The paired t test compares the means of two matched groups, assuming that the distribution of the before-after differences follows a Gaussian distribution.
The paired t test assumes that you have sampled your pairs of values from a population of pairs where the difference between pairs follows a Gaussian distribution.
While this assumption is not too important with large samples, it is important with small sample sizes. Test this assumption with Prism.
Note that the paired t test, unlike the unpaired t test, does not assume that the two sets of data (before and after, in the typical example) are sampled from populations with equal variances.
The pairing should be part of the experimental design and not something you do after collecting data. Prism tests the effectiveness of pairing by calculating the Pearson correlation coefficient, r, and a corresponding P value. If the P value is small, the two groups are significantly correlated. This justifies the use of a paired test.
If this P value is large (say larger than 0.05), you should question whether it made sense to use a paired test. Your choice of whether to use a paired test or not should not be based solely on this one P value, but also on the experimental design and the results of other similar experiments.
The results of a paired t test only make sense when the pairs are independent – that whatever factor caused a difference (between paired values) to be too high or too low affects only that one pair. Prism cannot test this assumption. You must think about the experimental design. For example, the errors are not independent if you have six pairs of values, but these were obtained from three animals, with duplicate measurements in each animal.
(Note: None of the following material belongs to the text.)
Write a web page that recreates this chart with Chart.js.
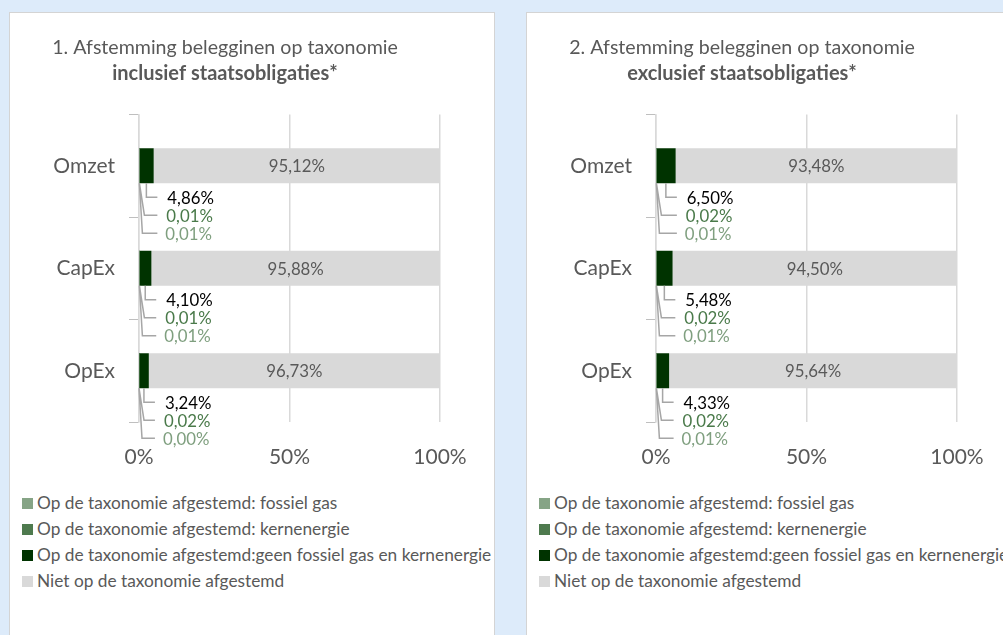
<!DOCTYPE html>
<html>
<head>
<meta charset="utf-8">
<script src="https://cdn.jsdelivr.net/npm/chart.js@4.4.1/dist/chart.umd.min.js"></script>
<style>
  html, body { margin: 0; padding: 0; }
  body { width: 1003px; height: 635px; overflow: hidden; position: relative; background: #ddebfa; font-family: Lato, sans-serif; }
  .card { position: absolute; top: 12px; width: 486px; height: 640px; background: #fff; border: 1px solid #d4d4d4; box-sizing: border-box; }
  .card canvas { position: absolute; left: 0; top: 0; }
  .legend { position: absolute; left: 12px; top: 477px; white-space: nowrap; color: #595959; font-size: 17.3px; }
  .legend div { height: 26px; line-height: 26px; display: flex; align-items: center; }
  .legend span.sw { display: inline-block; width: 11px; height: 11px; margin-right: 4px; }
</style>
</head>
<body>
<div class="card" style="left:9px"><canvas id="c1" width="484" height="460"></canvas><div class="legend" id="l1"></div></div>
<div class="card" style="left:526px"><canvas id="c2" width="484" height="460"></canvas><div class="legend" id="l2"></div></div>
<script>
// ---- data ----
const categories = ['Omzet', 'CapEx', 'OpEx'];
const seriesNames = [
  'Op de taxonomie afgestemd: fossiel gas',
  'Op de taxonomie afgestemd: kernenergie',
  'Op de taxonomie afgestemd:geen fossiel gas en kernenergie',
  'Niet op de taxonomie afgestemd'
];
const titles1 = ['1. Afstemming belegginen op taxonomie', 'inclusief staatsobligaties*'];
const titles2 = ['2. Afstemming belegginen op taxonomie', 'exclusief staatsobligaties*'];
const xTicks = [0, 50, 100];

// chart 1: inclusief staatsobligaties
const incFossiel = [0.01, 0.01, 0.00];
const incKern = [0.01, 0.01, 0.02];
const incGeen = [4.86, 4.10, 3.24];
const incNiet = [95.12, 95.88, 96.73];

// chart 2: exclusief staatsobligaties
const excFossiel = [0.01, 0.01, 0.01];
const excKern = [0.02, 0.02, 0.02];
const excGeen = [6.50, 5.48, 4.33];
const excNiet = [93.48, 94.50, 95.64];

// ---- styling ----
const colors = ['#86a486', '#4e7a4e', '#003300', '#d9d9d9'];
const labelColors = ['#7f9f7f', '#4a7a4a', '#000000', '#595959'];
const textGrey = '#595959';
const FONT = 'Lato';

function fmt(v) { return v.toFixed(2).replace('.', ',') + '%'; }

const labelPlugin = {
  id: 'stackLabels',
  afterDatasetsDraw(chart) {
    const ctx = chart.ctx;
    const mF = chart.getDatasetMeta(0), mG = chart.getDatasetMeta(2), mN = chart.getDatasetMeta(3);
    const ds = chart.data.datasets;
    ctx.save();
    ctx.font = '16.8px ' + FONT;
    ctx.textBaseline = 'middle';
    for (let i = 0; i < chart.data.labels.length; i++) {
      // grey segment label
      const en = mN.data[i];
      ctx.fillStyle = labelColors[3];
      ctx.textAlign = 'center';
      ctx.fillText(fmt(ds[3].data[i]), (en.x + en.base) / 2, en.y + 1);

      const eg = mG.data[i];
      const bottom = eg.y + eg.height / 2;
      const mid = (eg.x + eg.base) / 2;
      const start = (mF.data[i].x + mF.data[i].base) / 2;
      const lx = mid + 21;
      const ys = [bottom + 14, bottom + 32, bottom + 50];
      // leader lines
      ctx.strokeStyle = '#a6a6a6';
      ctx.lineWidth = 1.5;
      ctx.beginPath();
      ctx.moveTo(mid, bottom); ctx.lineTo(mid, ys[0]); ctx.lineTo(lx - 10, ys[0]);
      ctx.moveTo(start, bottom); ctx.lineTo(start + 5, ys[1]); ctx.lineTo(lx - 10, ys[1]);
      ctx.moveTo(start, bottom); ctx.lineTo(start + 3, ys[2]); ctx.lineTo(lx - 10, ys[2]);
      ctx.stroke();
      // texts
      ctx.textAlign = 'left';
      ctx.fillStyle = labelColors[2];
      ctx.fillText(fmt(ds[2].data[i]), lx, ys[0] + 1);
      ctx.fillStyle = labelColors[1];
      ctx.fillText(fmt(ds[1].data[i]), lx - 1, ys[1] + 1);
      ctx.fillStyle = labelColors[0];
      ctx.fillText(fmt(ds[0].data[i]), lx - 2, ys[2] + 1);
    }
    ctx.restore();
  }
};

function makeChart(id, titles, fossiel, kern, geen, niet) {
  const values = [fossiel, kern, geen, niet];
  return new Chart(document.getElementById(id), {
    type: 'bar',
    data: {
      labels: categories,
      datasets: seriesNames.map((n, k) => ({
        label: n,
        data: values[k],
        backgroundColor: colors[k],
        borderWidth: 0,
        categoryPercentage: 1,
        barPercentage: 0.34
      }))
    },
    options: {
      indexAxis: 'y',
      responsive: false,
      animation: false,
      devicePixelRatio: 1,
      layout: { padding: { left: 0, right: 54, top: 0, bottom: 0 } },
      plugins: {
        legend: { display: false },
        tooltip: { enabled: false },
        title: {
          display: true,
          text: titles[0],
          color: textGrey,
          font: { family: FONT, size: 19.6, weight: 'normal', lineHeight: 1.2 },
          padding: { top: 23, bottom: 2 }
        },
        subtitle: {
          display: true,
          text: titles[1],
          color: textGrey,
          font: { family: FONT, size: 20, weight: 'bold', lineHeight: 1.2 },
          padding: { top: 0, bottom: 29 }
        }
      },
      scales: {
        x: {
          stacked: true,
          min: 0,
          max: 100,
          afterBuildTicks(scale) { scale.ticks = xTicks.map(v => ({ value: v })); },
          afterFit(scale) { scale.height = 51; },
          ticks: {
            callback: v => v + '%',
            color: textGrey,
            font: { family: FONT, size: 21 },
            padding: 23,
            maxRotation: 0
          },
          grid: { color: '#d9d9d9', lineWidth: 1.5, drawTicks: false },
          border: { display: false }
        },
        y: {
          stacked: true,
          afterFit(scale) { scale.width = 129; },
          ticks: { color: textGrey, font: { family: FONT, size: 21 }, padding: 14 },
          grid: { offset: true, drawOnChartArea: false, drawTicks: true, tickLength: 10, color: '#bfbfbf', lineWidth: 1 },
          border: { display: true, color: '#d9d9d9', width: 1.5 }
        }
      }
    },
    plugins: [labelPlugin]
  });
}

function makeLegend(id) {
  const el = document.getElementById(id);
  seriesNames.forEach((n, k) => {
    const row = document.createElement('div');
    const sw = document.createElement('span');
    sw.className = 'sw';
    sw.style.background = colors[k];
    row.appendChild(sw);
    row.appendChild(document.createTextNode(n));
    el.appendChild(row);
  });
}

function init() {
  makeChart('c1', titles1, incFossiel, incKern, incGeen, incNiet);
  makeChart('c2', titles2, excFossiel, excKern, excGeen, excNiet);
  makeLegend('l1');
  makeLegend('l2');
}
if (document.fonts && document.fonts.load) {
  Promise.all([
    document.fonts.load('16px Lato'),
    document.fonts.load('bold 19px Lato')
  ]).then(init, init);
} else {
  init();
}
</script>
</body>
</html>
In this case, some factor may cause the after-before differences from one animal to be high or low. This factor would affect two of the pairs, so they are not independent.
Use the t test only to compare two groups. To compare three or more matched groups, use repeated measures one-way ANOVA followed by post tests. It is not appropriate to perform several t tests, comparing two groups at a time.
If you chose a one-tail P value, you should have predicted which group would have the larger mean before collecting data. Prism does not ask you to record this prediction, but assumes that it is correct. If your prediction was wrong, then ignore the reported P value and state that P>0.50.
The paired t test analyzes the differences between pairs. With some experiments, you may observe a very large variability among the differences. The differences are larger when the control value is larger. With these data, you'll get more consistent results if you perform a ratio t test.